On Twitter, where every thought must first be condensed into 140 characters, it is the micro-elements of the composition that tells more about the person than a bio could ever manage. I regularly see young twinks, often bottoms or vers-bottoms, mistake being the recipient in sex with being the recipient all the time. Their appearance, even out of a sexual context, is a show to be admired by Prince Power-top. When it should be a masquerade. One should be able to don the mask of submissivity for sexual kinks, a perfectly acceptable thing to do (as the fetishisation of power roles is just that, an act), and then be able to take it off. In tweeting “I wish someone would take me to the pub,” you are passive to the active role, even if it is just a desire. You subjugate yourself. Why not take your damn self to the pub? Or if you’ll be lonely, why not you find someone. I believe in the power of word placement. Place yourself at the front of each sentence, and you empower yourself.
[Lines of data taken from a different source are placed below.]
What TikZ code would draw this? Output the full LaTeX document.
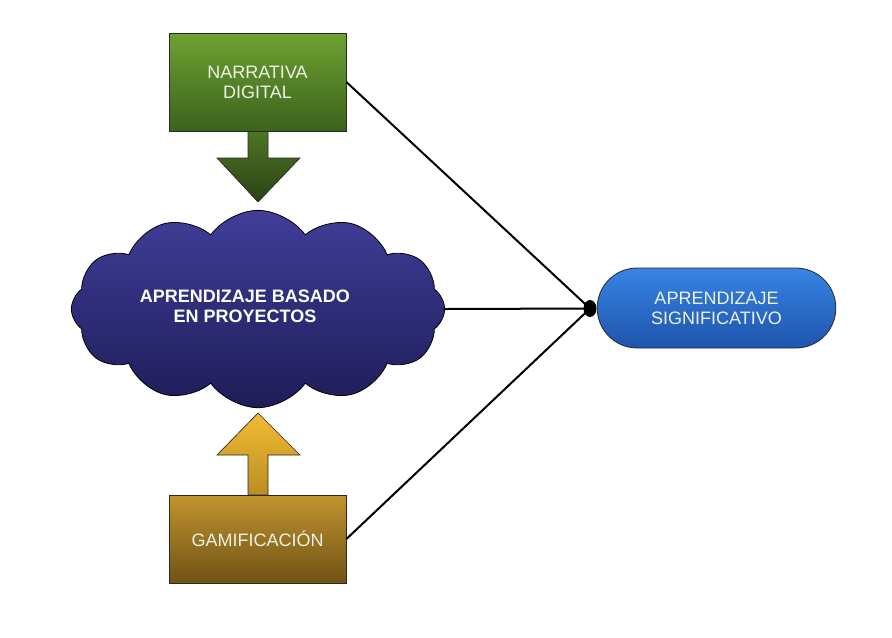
\documentclass[tikz,border=0pt]{standalone}
\usepackage{fontspec}
\setmainfont{Liberation Sans}
\usetikzlibrary{shapes.symbols,shapes.misc}

\definecolor{greenTop}{RGB}{110,162,50}
\definecolor{greenBot}{RGB}{60,98,28}
\definecolor{greenArrTop}{RGB}{78,118,36}
\definecolor{greenArrBot}{RGB}{42,66,20}
\definecolor{cloudTop}{RGB}{64,62,152}
\definecolor{cloudBot}{RGB}{30,28,88}
\definecolor{pillTop}{RGB}{56,132,228}
\definecolor{pillBot}{RGB}{30,84,172}
\definecolor{goldTop}{RGB}{192,148,46}
\definecolor{goldBot}{RGB}{112,82,22}
\definecolor{goldArrTop}{RGB}{242,188,50}
\definecolor{goldArrBot}{RGB}{188,140,38}
\definecolor{edgeGray}{RGB}{40,40,40}
\definecolor{boxText}{RGB}{236,242,230}

\tikzset{
  boxtext/.style={font=\fontsize{13.5}{15}\selectfont, text=boxText, align=center},
  squarebox/.style={draw=edgeGray, line width=0.6pt, minimum width=132.75pt, minimum height=73.5pt, inner sep=0pt},
  link/.style={line width=1.5pt, draw=black}
}

\begin{document}
\begin{tikzpicture}[x=0.75pt,y=0.75pt,yscale=-1,xscale=1]
\useasboundingbox (0,0) rectangle (892,637);

%Shape: Block Arrow down
\draw [draw=edgeGray, line width=0.5pt, top color=greenArrTop, bottom color=greenArrBot]
  (248,131) -- (268,131) -- (268,158) -- (300,158) -- (258,202) -- (217,158) -- (248,158) -- cycle ;
%Shape: Block Arrow up
\draw [draw=edgeGray, line width=0.5pt, top color=goldArrTop, bottom color=goldArrBot]
  (248,495) -- (268,495) -- (268,455) -- (300,455) -- (258,413) -- (217,455) -- (248,455) -- cycle ;

%Shape: Rectangle
\node (narrativa) [squarebox, top color=greenTop, bottom color=greenBot, boxtext] at (257.5,82) {NARRATIVA\\DIGITAL};
%Shape: Rectangle
\node (gamificacion) [squarebox, minimum height=66pt, top color=goldTop, bottom color=goldBot, boxtext] at (257.5,539) {GAMIFICACI\'ON};
%Shape: Cloud
\node (abp) [cloud, cloud puffs=12, cloud puff arc=110, aspect=2, draw=black, line width=0.6pt, inner sep=0pt,
  minimum width=280pt, minimum height=148pt, top color=cloudTop, bottom color=cloudBot] at (258,309) {};
% Text Node
\node (abptext) [boxtext, text=white, font=\fontsize{13.5}{15}\selectfont\bfseries] at (245,306) {APRENDIZAJE BASADO\\EN PROYECTOS};
%Shape: Rounded Rectangle
\node (significativo) [rounded rectangle, draw=edgeGray, line width=0.6pt, minimum width=179pt, minimum height=60pt, inner sep=0pt,
  top color=pillTop, bottom color=pillBot, boxtext] at (716.5,308) {APRENDIZAJE\\SIGNIFICATIVO};

\coordinate (junction) at (590,308.5);

%Straight Lines
\draw [link] (narrativa.east) -- (junction) ;
\draw [link] (abp.east) -- (junction) ;
\draw [link] (gamificacion.east) -- (junction) ;
\fill [black] (junction) ellipse (6.5 and 8.5) ;

\end{tikzpicture}
\end{document}
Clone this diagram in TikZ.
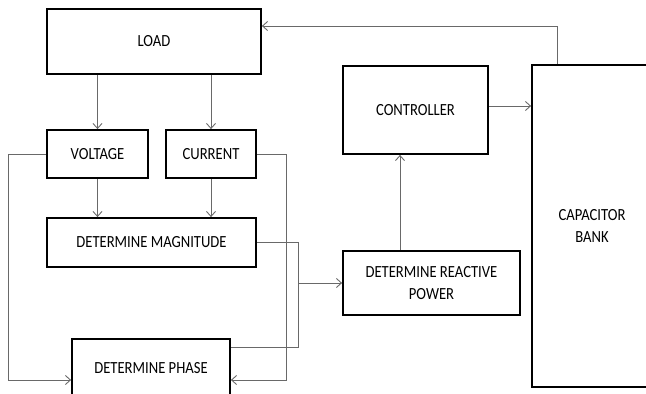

In the style of Twitter, I propose a manifesto of activity, each point in 140 characters or less, so you know that it is possible to be powerful with limited wiggle room.
– Always forefront yourself in the sentence, “I” before “him/her.” If you make yourself passive in your own wording, it invites subjugation.
– Even if you’re assuming a hyper-feminised, infantilised, or dehumanised role in sex, never apply that beyond the sexual context.
– In what you project to the world, never let yourself be defined by others. Don’t just be a sycophant, you are more than just a fan.
– Acting is okay. Play a role to the world if you so desire it, especially on the internet, but know you can take the mask off.
– If you too want it, don’t wait for them to put a ring on it. Put that Glob-damn ring on yourself.
– Own the selfie, and don’t let the camera fuck you. Fuck the camera, be the central aspect, because why shouldn’t you.
– It is not vanity to love yourself, and those who tell you as such seek to oppress you, whether consciously or not.
– It is more of a compliment to choose someone, of all the many options, and want them, than need them.
– Always be honest in yourself, and you’ll never drive someone away. That is their shit, their problem, if they can’t deal.
– No one can make you love yourself, only you are capable of that. They can crack open the floodgate, plant the seed, but that’s it.
You don’t need a photo taken of you to feel beautiful, you don’t need a man to fuck you to be sexy, you don’t need a large follower count to know you’re a valid human being. You don’t need to be defined as just a Little Monster or a One Directioner or a Katycat or whatever the fuck, just be you, your love and passions are merely a facet of that. Seize what you have, fucking own it, and make the world your bitch.